Gasto algumas linhas de texto nesta - aqui pouco habitual - transcrição da fundamentação, por me parecer especialmente interessante o problema por ela levantado.
Não conheço muitas decisões que se debrucem especificamente sobre este problema - circunstância a que não será alheia a relativa novidade do actual regime da acção executiva, nesta parte, e a lentidão da sua tramitação, habitualmente -, mas existe uma outra, também do Tribunal da Relação de Lisboa, que trata de um problema aproximado (mas não idêntico), em termos não inteiramente coincidentes. Aliás, por coincidência, o relator da decisão anotada formula ali uma declaração de voto no sentido de se manter fiel à linha traçada no acórdão que relatou - cfr. o acórdão do Tribunal da Relação de Lisboa de 15-11-2007, proferido no processo n.º 8277/2007-6, a que aqui se fará referência de seguida.

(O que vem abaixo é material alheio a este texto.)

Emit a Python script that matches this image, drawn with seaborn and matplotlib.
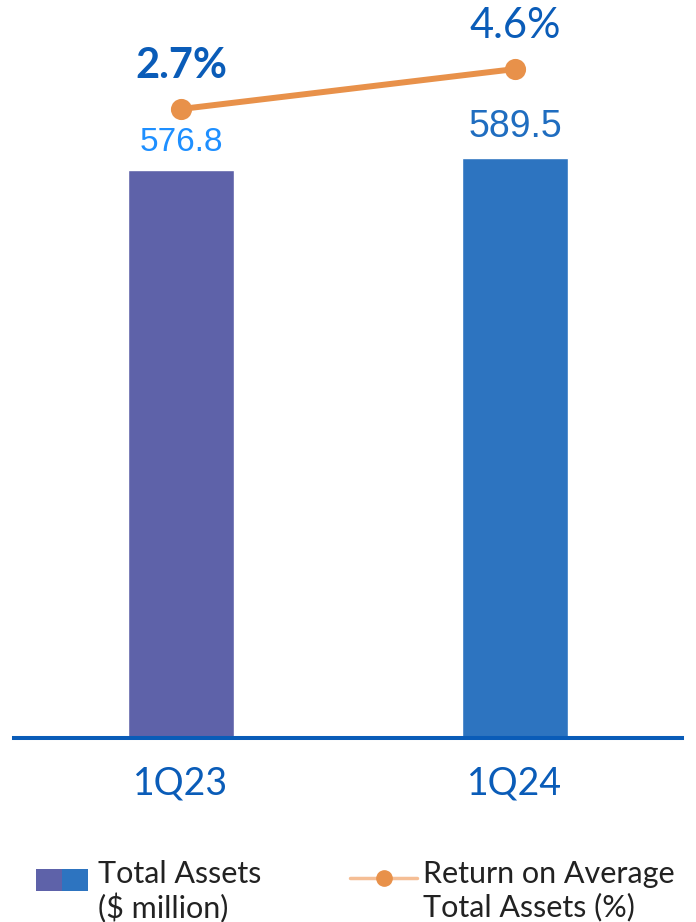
import matplotlib
matplotlib.use("Agg")
import matplotlib.pyplot as plt
import seaborn as sns
import pandas as pd
from matplotlib.patches import Patch
from matplotlib.lines import Line2D
from matplotlib.legend_handler import HandlerTuple, HandlerPatch, HandlerLine2D

quarters = ["1Q23", "1Q24"]
total_assets = [576.8, 589.5]
roa = [2.7, 4.6]
asset_labels = ["576.8", "589.5"]
roa_labels = ["2.7%", "4.6%"]

bar_colors = ["#5E62A9", "#2D74C0"]
asset_label_colors = ["#1E8FFF", "#1F6DC0"]
asset_label_sizes = [24, 27]
roa_weights = ["bold", "normal"]
orange = "#E8914A"
axis_blue = "#0A5CB8"

sns.set_theme(style="white")
plt.rcParams["font.family"] = ["Lato", "DejaVu Sans"]

df = pd.DataFrame({"quarter": quarters, "assets": total_assets, "roa": roa})

fig = plt.figure(figsize=(6.96, 9.22), dpi=100)
ax = fig.add_axes([14 / 696, (922 - 738) / 922, 668 / 696, 738 / 922])

sns.barplot(data=df, x="quarter", y="assets", hue="quarter", palette=bar_colors,
            width=0.315, legend=False, ax=ax, saturation=1)
ax.set_ylim(0, 750)
ax.set_xlim(-0.5, 1.5)

for i, (v, lab) in enumerate(zip(total_assets, asset_labels)):
    ax.annotate(lab, (i, v), xytext=(0, 9), textcoords="offset points",
                ha="center", va="bottom", fontsize=asset_label_sizes[i],
                color=asset_label_colors[i], family=["Liberation Sans", "DejaVu Sans"])

ax2 = ax.twinx()
sns.pointplot(data=df, x="quarter", y="roa", ax=ax2, color=orange,
              markersize=12, linewidth=4.3)
ax2.set_ylim(-27.18, 7.88)
ax2.set_xlim(-0.5, 1.5)
for i, (v, lab) in enumerate(zip(roa, roa_labels)):
    ax2.annotate(lab, (i, v), xytext=(0, 17), textcoords="offset points",
                 ha="center", va="bottom", fontsize=30, color=axis_blue,
                 fontweight=roa_weights[i])

for a in (ax, ax2):
    for s in ["top", "right", "left"]:
        a.spines[s].set_visible(False)
    a.set_yticks([])
    a.set_ylabel("")
    a.set_xlabel("")
ax2.spines["bottom"].set_visible(False)
ax.spines["bottom"].set_color(axis_blue)
ax.spines["bottom"].set_linewidth(2.9)
ax.tick_params(axis="x", length=0, pad=20, labelsize=27, labelcolor=axis_blue)
ax2.tick_params(axis="x", length=0, labelbottom=False)


class ShiftPatch(HandlerPatch):
    def __init__(self, shift, **kw):
        super().__init__(**kw)
        self.shift = shift

    def create_artists(self, legend, orig_handle, xdescent, ydescent, width,
                       height, fontsize, trans):
        return super().create_artists(legend, orig_handle, xdescent,
                                      ydescent - self.shift, width, height,
                                      fontsize, trans)


class ShiftLine(HandlerLine2D):
    def __init__(self, shift, **kw):
        super().__init__(**kw)
        self.shift = shift

    def create_artists(self, legend, orig_handle, xdescent, ydescent, width,
                       height, fontsize, trans):
        return super().create_artists(legend, orig_handle, xdescent,
                                      ydescent - 2 * self.shift, width, height,
                                      fontsize, trans)


leg_fs = 22
h1 = (Patch(facecolor=bar_colors[0], edgecolor="none"),
      Patch(facecolor=bar_colors[1], edgecolor="none"))
leg1 = fig.legend([h1], ["Total Assets\n($ million)"],
                  handler_map={tuple: HandlerTuple(ndivide=None, pad=0),
                               Patch: ShiftPatch(shift=9)},
                  loc="upper left", bbox_to_anchor=(36 / 696, 1 - 860 / 922),
                  frameon=False, fontsize=leg_fs, handlelength=1.7, handleheight=0.75,
                  handletextpad=0.33, borderpad=0, borderaxespad=0, labelcolor="#222222")
h2 = (Line2D([], [], color="#F5BE95", lw=2.5),
      Line2D([], [], color=orange, marker="o", markersize=11, lw=0))
leg2 = fig.legend([h2], ["Return on Average\nTotal Assets (%)"],
                  handler_map={tuple: HandlerTuple(ndivide=1),
                               Line2D: ShiftLine(shift=10)},
                  loc="upper left", bbox_to_anchor=(350 / 696, 1 - 860 / 922),
                  frameon=False, fontsize=leg_fs, handlelength=2.2,
                  handletextpad=0.2, borderpad=0, borderaxespad=0, labelcolor="#222222")

fig.savefig("out.png", dpi=100)
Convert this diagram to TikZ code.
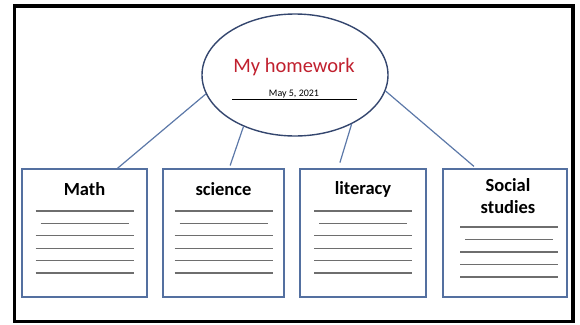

3) Acórdão do Tribunal da Relação de Lisboa de 15-11-2007, proferido no processo n.º 8277/2007-6:
"No novo regime executivo abandonou-se a tradicional exigência de nomeação de bens à penhora, por parte do exequente, que agora só deve, "sempre que possível" indicar os bens do executado, bem como os ónus e encargos que sobre os mesmos incidam (art. 810º n° 3 CPC).
Esta indicação só é dada na medida do possível e não vincula o agente de execução a penhorar os bens indicados, tendo a liberdade de, em vez deles, penhorar outros (art. 821 n° 3, 834 CPC), podendo o agente de execução proceder a consulta não só do registo informático de execução, como das bases de dados da segurança social, das conservatórias do registo e de outros registos ou arquivos semelhantes (artigos 332° n° 2 e 833° n°1 CPC) e devendo começar pela penhora dos "bens cujo valor pecuniário seja de mais fácil realização e se mostre adequado ao montante do crédito do exequente" (art. 834° n° 1 do CPC).
Sempre o juiz da execução tem um poder que se pode sobrepor à escolha do agente de execução, desde que razões fundadas aconselhem um afastamento da conduta-padrão desenhada pelo legislador como regime regra."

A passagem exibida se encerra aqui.